US: Police in polygamy raid defend delay in taking action

Police in Texas today defended their handling of a raid on the giant headquarters of a polygamist sect.

Police in Texas today defended their handling of a raid on the giant headquarters of a polygamist sect.

Hundreds of children, mostly girls, were taken into state protection last week amid allegations of under-age sex and multi-marriages in the 1,700-acre compound which was established four years ago.

Sheriff David Doran said they were suspicious about activities there.

But the sect scattered whenever officials visited, leaving them without the concrete evidence they needed to open a criminal investigation.

“I have no regrets because we never received any outcry, a complaint. There was no evidence of illegal activity nor an offence in plain view,” he said.

“You can always suspect something, but until you get something that puts you on that property, there’s not a whole lot you can do.”

The raid was finally triggered after a helpline received a hushed phone call from a terrified 16-year-old girl saying her 50-year-old husband had beaten and raped her.

State troopers put into action a prepared plan to enter the compound, and 416 children were removed on suspicion that they were being sexually and physically abused.

Sheriff Doran said it was not until after the raid began that he learned that the sect was marrying under-age girls at the compound and had a bed in its soaring limestone temple where the girls were required to immediately consummate their marriages. Several teenage girls are pregnant.

It had been no secret that the sect believed in marrying under-age girls to older men, and authorities believed the group was capable of abuse, he said.

“But there again, this is the US. We are going to respect them. We’re not going to violate their civil rights until we get an outcry.”

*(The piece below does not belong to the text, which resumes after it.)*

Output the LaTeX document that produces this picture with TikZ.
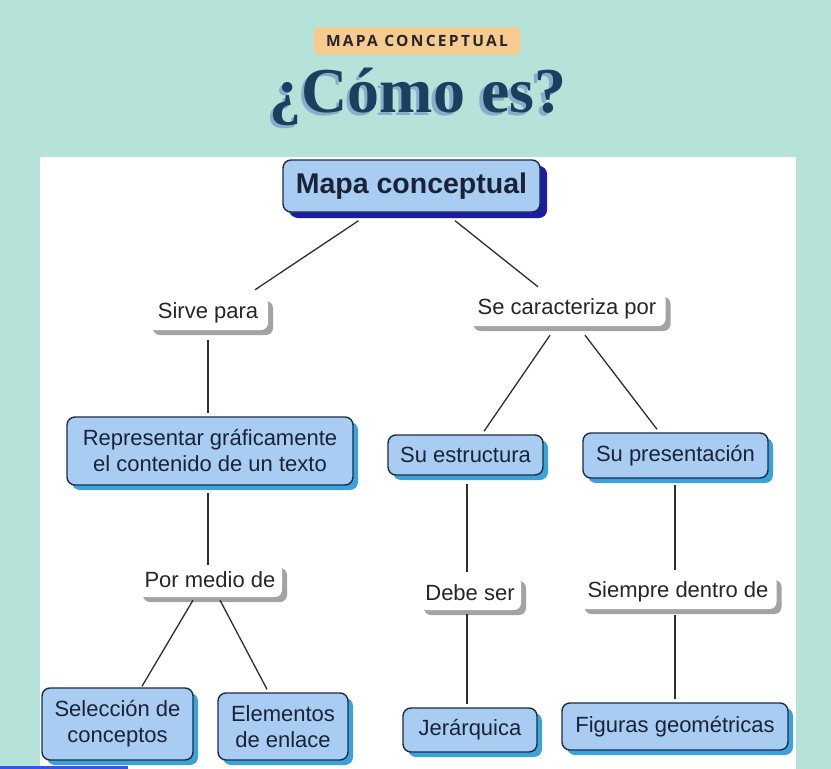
\documentclass[tikz,border=0pt]{standalone}
\usepackage{fontspec}
\setmainfont{Liberation Sans}
\newfontfamily\titlefont{Liberation Serif}
\newfontfamily\badgefont[LetterSpace=15]{Open Sans}
\usetikzlibrary{shadows}
\definecolor{mint}{HTML}{B5E3DA}
\definecolor{badge}{HTML}{F6CB92}
\definecolor{navy}{HTML}{1B3F5E}
\definecolor{navyshade}{HTML}{86AECB}
\definecolor{boxfill}{HTML}{A9CDF2}
\definecolor{boxline}{HTML}{1E2B45}
\definecolor{boxtext}{HTML}{1A2238}
\definecolor{topshadow}{HTML}{1C1CA0}
\definecolor{cshadow}{HTML}{3AA3DC}
\definecolor{lshadow}{HTML}{A3A3A3}
\definecolor{linecol}{HTML}{2E2E2E}
\definecolor{barblue}{HTML}{3355F0}

\begin{document}
\begin{tikzpicture}[x=1pt,y=-1pt,
  concept/.style={draw=boxline, line width=1.4pt, fill=boxfill, rounded corners=8pt,
    align=center, text=boxtext, inner sep=0pt, font=\fontsize{22}{26}\selectfont,
    drop shadow={shadow xshift=5pt, shadow yshift=-5pt, fill=cshadow, opacity=1}},
  linkword/.style={fill=white, rounded corners=7pt, inner sep=0pt, text=black!85,
    font=\fontsize{22}{26}\selectfont,
    drop shadow={shadow xshift=5pt, shadow yshift=-5pt, fill=lshadow, opacity=1}},
  joint/.style={draw=linecol, line width=1.3pt}]

% background and panel
\useasboundingbox (0,0) rectangle (831,769);
\fill[mint] (0,0) rectangle (831,769);
\fill[white] (40,157) rectangle (796,769);
\fill[barblue] (0,766) rectangle (128,769);

% heading
\node[fill=badge, rounded corners=5pt, minimum width=207pt, minimum height=28pt,
  inner sep=0pt, text=black!85, font=\badgefont\bfseries\fontsize{15.5}{17}\selectfont]
  (badge) at (417,41) {MAPA CONCEPTUAL};
\node[text=navyshade, font=\titlefont\bfseries\fontsize{64}{72}\selectfont]
  (titleshade) at (414.5,100) {¿Cómo es?};
\node[text=navy, font=\titlefont\bfseries\fontsize{64}{72}\selectfont]
  (title) at (418,97) {¿Cómo es?};

% concepts
\node[concept, minimum width=257pt, minimum height=52pt, font=\bfseries\fontsize{28.5}{32}\selectfont,
  drop shadow={shadow xshift=7pt, shadow yshift=-6pt, fill=topshadow, opacity=1}]
  (mapa) at (411.5,186) {Mapa conceptual};
\node[concept, minimum width=286pt, minimum height=68pt] (repr) at (210,451)
  {Representar gráficamente\\el contenido de un texto};
\node[concept, minimum width=155pt, minimum height=40pt] (estruc) at (465.5,455) {Su estructura};
\node[concept, minimum width=185pt, minimum height=45pt] (presen) at (675.5,455.5) {Su presentación};
\node[concept, minimum width=151pt, minimum height=72pt] (selec) at (117.5,724)
  {Selección de\\conceptos};
\node[concept, minimum width=130pt, minimum height=67pt] (enlace) at (283,726.5)
  {Elementos\\de enlace};
\node[concept, minimum width=134pt, minimum height=44pt] (jerar) at (470,730) {Jerárquica};
\node[concept, minimum width=226pt, minimum height=47pt] (figuras) at (675,726.5) {Figuras geométricas};

% linking words
\node[linkword, minimum width=120pt, minimum height=34pt] (sirve) at (208,313) {Sirve para};
\node[linkword, minimum width=197pt, minimum height=34pt] (caract) at (567,309) {Se caracteriza por};
\node[linkword, minimum width=144pt, minimum height=34pt] (medio) at (210,580) {Por medio de};
\node[linkword, minimum width=102pt, minimum height=34pt] (debe) at (470,593) {Debe ser};
\node[linkword, minimum width=197pt, minimum height=34pt] (siempre) at (678,592) {Siempre dentro de};

% connectors
\draw[joint] ([xshift=-53pt,yshift=-8pt]mapa.south) -- ([xshift=47pt,yshift=6pt]sirve.north);
\draw[joint] ([xshift=43.5pt,yshift=-8pt]mapa.south) -- ([xshift=-29pt,yshift=5pt]caract.north);
\draw[joint] ([yshift=-10pt]sirve.south) -- ([xshift=-2pt,yshift=3pt]repr.north);
\draw[joint] ([xshift=-17pt,yshift=-9pt]caract.south) -- ([xshift=18.5pt,yshift=3pt]estruc.north);
\draw[joint] ([xshift=18pt,yshift=-9pt]caract.south) -- ([xshift=-18.5pt,yshift=3pt]presen.north);
\draw[joint] ([xshift=-2pt,yshift=-7pt]repr.south) -- ([xshift=-2pt,yshift=-2pt]medio.north);
\draw[joint] ([xshift=-17pt,yshift=-3pt]medio.south) -- ([xshift=24.5pt,yshift=1pt]selec.north);
\draw[joint] ([xshift=10pt,yshift=-3pt]medio.south) -- ([xshift=-16pt,yshift=3pt]enlace.north);
\draw[joint] ([xshift=1.5pt,yshift=-8pt]estruc.south) -- ([xshift=-3pt,yshift=4pt]debe.north);
\draw[joint] ([xshift=-3pt,yshift=-4pt]debe.south) -- ([xshift=-3pt,yshift=3pt]jerar.north);
\draw[joint] ([xshift=-0.5pt,yshift=-6pt]presen.south) -- ([xshift=-3pt,yshift=5pt]siempre.north);
\draw[joint] ([xshift=-3pt,yshift=-6pt]siempre.south) -- ([yshift=3pt]figuras.north);

\end{tikzpicture}
\end{document}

Authorities in Texas feared trouble ever since members of the renegade Mormon splinter group, the Fundamentalist Church of Jesus Christ of Latter Day Saints, bought a ranch and began building.

Warren Jeffs, the sect’s prophet and spiritual leader at its former headquarters in the dusty, adjacent towns of Hildale, Utah, and Colorado City, Arizona, was charged in 2005 and 2006 with forcing under-age girls into marriages. He was convicted in September in Utah of being an accomplice to rape and is serving life in prison.

Sheriff Doran had made occasional visits to the compound – he even called to tell members of Jeffs’ capture in 2006 – but he said he saw nothing to warrant a criminal investigation.

“You can only press someone so far without having a criminal investigation going on,” he said, adding that members are not forthcoming when talking to outsiders.

Texas Attorney General Gregg Abbott said state authorities handled the case properly.

“You cannot go in and bust in someone’s house if there’s not probable cause to do so,” he said.

Police still have not been able to identify the teenage girl who made the call that prompted the raid..

The man alleged to be the 16-year-old’s husband, Dale Barlow, is a registered sex offender who pleaded no contest to having sex with a minor in Arizona.